Brexit and Bregret? Just Brelax
Editor’s Note: The aftermath of last week’s Brexit vote left investors puzzled and panicked about their nest eggs. And we know our readers are waiting for cues on what to do next. If this sounds like you, be sure to check out Marc’s latest episode of Oxford Club Radio. His guest, Frank Holmes, CEO and chief investment officer of U.S. Global Investors, discusses Brexit’s impact on gold, stocks, bonds and global currencies. Click here for more.
Global markets recoiled in horror last Friday after British citizens voted in favor of leaving the European Union.
It’s not surprising that markets fell hard. The results of the vote were not expected, and markets don’t like surprises.
But what does Great Britain’s exit from the EU have to do with you? Maybe more than you think.
Let’s take a look at how Brexit may affect you.
Perks of a Plunging Pound
The cost of a trip to Europe just got a lot cheaper. The British pound fell by as much as 10% on Friday. It will likely fall further. So if you’ve been dying to see a show in the West End, watch a Manchester United football match or visit a pub for bangers and mash, start looking for deals.
Assuming the pound remains weak against the dollar (and other currencies), you’ll get a lot more for your money in England than you would have just a month ago.
And it’s not just the U.K. where the dollar is strong. The euro is also weakening, making travel in Italy, Spain and other European destinations more affordable.
Additionally, political turmoil in Europe should help keep interest rates low, both there and in the U.S., which makes money incredibly cheap for borrowers. Today, most anyone can get a mortgage rate under 4%. Those with excellent credit can get one as low as 3.25%, and it may go even lower.
Shockwaves for Your Portfolio
But low interest rates are killing savers. The days of 4% yields on savings accounts are long gone. Investors who need to keep their cash safe and liquid are lucky to get more than 0.1% on their money.
Brexit will likely keep pressure on U.S. interest rates as investors around the world flock to dollar-denominated assets. This should inflate the dollar and make American goods more expensive to export. It should also give the Fed another reason to leave interest rates where they are. A rate hike would make the dollar surge even more.
Plus, declining exports would hurt corporate profits, which wouldn’t be good for stock prices.
Uncertainty makes CEOs gun-shy. And this will likely stall their plans to invest in infrastructure and people throughout Europe until they see what the new Europe will look like.

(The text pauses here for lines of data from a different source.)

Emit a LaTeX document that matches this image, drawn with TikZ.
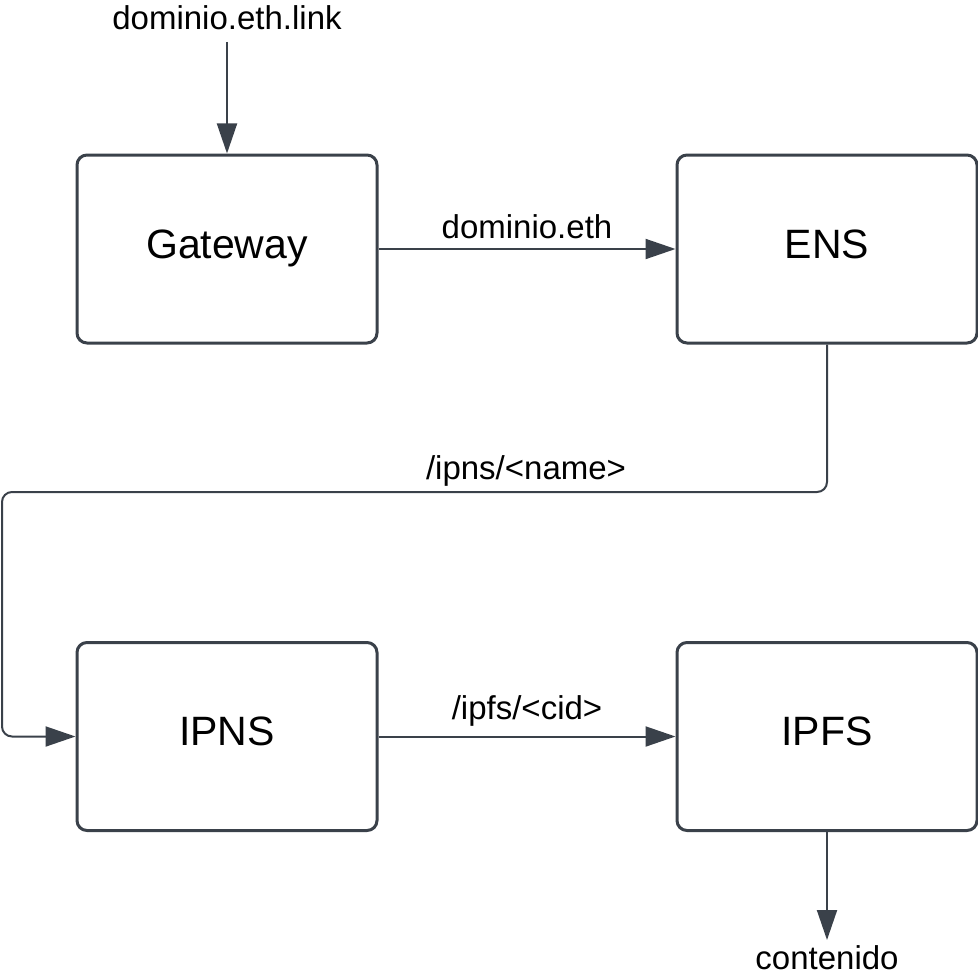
\documentclass[tikz,border=0pt]{standalone}
\usepackage{fontspec}
\setmainfont{Liberation Sans}
\usetikzlibrary{arrows.meta}
\definecolor{ink}{HTML}{3A414A}
\tikzset{
  box/.style={draw=ink, line width=3pt, rounded corners=10pt, minimum width=300pt, minimum height=188pt, inner sep=0pt, text height=29pt, text depth=11pt, font=\fontsize{41}{48}\selectfont, text=black},
  conn/.style={draw=ink, line width=2pt, -{Triangle[length=30pt,width=20pt]}},
  lbl/.style={font=\fontsize{33}{40}\selectfont, text=black, inner sep=0pt}
}
\begin{document}
\begin{tikzpicture}[x=1pt,y=-1pt]
\useasboundingbox (0,0) rectangle (977,979);
\node[box] (G) at (227,249) {Gateway};
\node[box] (E) at (827,249) {ENS};
\node[box] (N) at (227,736.5) {IPNS};
\node[box] (F) at (827,736.5) {IPFS};
\node[lbl] (src) at (227,18) {dominio.eth.link};
\node[lbl] (dst) at (827,958) {contenido};
\coordinate (s) at (227,42);
\coordinate (t) at (827,940);
\coordinate (c1) at (2,492);
\draw[conn] (s) -- (G.north);
\draw[conn] (G.east) -- node[lbl, above=9pt] (l1) {dominio.eth} (E.west);
\draw[conn, rounded corners=10pt] (E.south) |- (c1) |- (N.west);
\node[lbl] (l2) at (526,471) {/ipns/<name>};
\draw[conn] (N.east) -- node[lbl, above=9pt] (l3) {/ipfs/<cid>} (F.west);
\draw[conn] (F.south) -- (t);
\end{tikzpicture}
\end{document}
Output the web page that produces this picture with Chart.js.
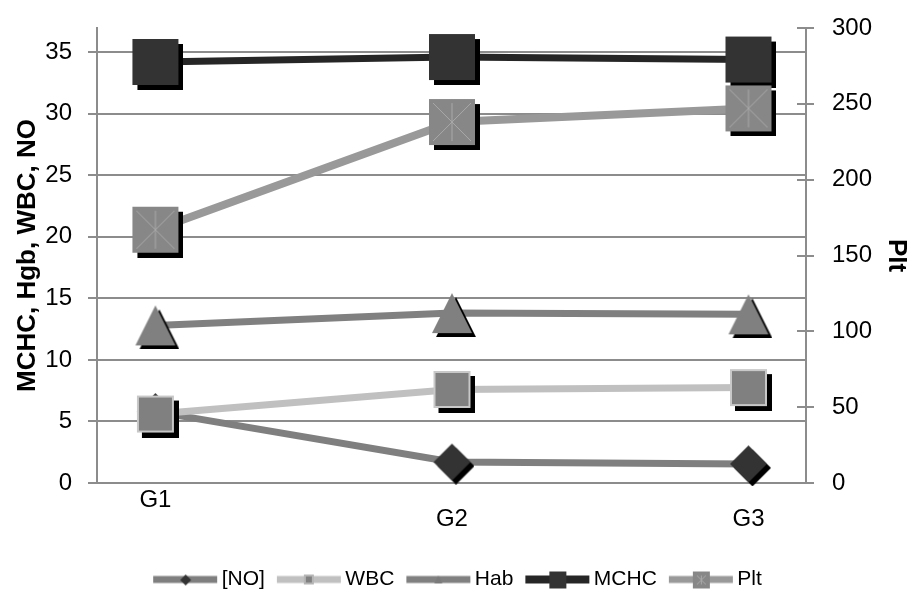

This will put a big drag on the European economy, which is one of the three largest economies in the world. A slowdown in Europe will definitely be felt in the U.S., China and other places.
Brexit will also make traveling between the U.K. and other European countries more of a hassle.
One of the great things about the EU is how easy it is to travel between member countries. For Europeans, it’s a breeze. Even for Americans, once you’re in an EU country, crossing another EU border is a less onerous process than visiting from outside the EU.
That’s about to change. There’s no doubt it’s yet another headwind for the region’s economy.
It will take at least two years for the U.K. to leave the EU. But remember, the vote was nonbinding, so the British government isn’t obligated to leave.
And with new reports of “Bregret,” it sounds like some Brits are regretting their vote to leave. Some have even called election officials, asking if they can change their votes. Many claim that they voted to leave the EU only as a protest.
So it wouldn’t be a stretch for Britain to stay. The worry could be much ado about nothing, like the Y2K scare.
Or this could be the beginning of the end of the EU, in which case more uncertainty will follow. This should make the dollar even stronger, especially if the U.S. is seen as a bastion of safety.
Either way, it’s going to take a while to see how things shake out. So it’s important not to panic, even if Brexit causes a period of economic or stock market contraction.
Economies and the market have gone through big changes before and, in the long term, stocks go up.
Think about the U.S. and global economy in 1950 compared to today’s. It was very different. We’ve developed interconnected global economies, higher government debt levels, technology and a host of other things.
The market stumbles from time to time. Sometimes badly.
But over the long term, it goes up, no matter how many times it appears on the verge of being upended by geopolitical events.
So don’t freak out about Brexit. In fact, just Brelax.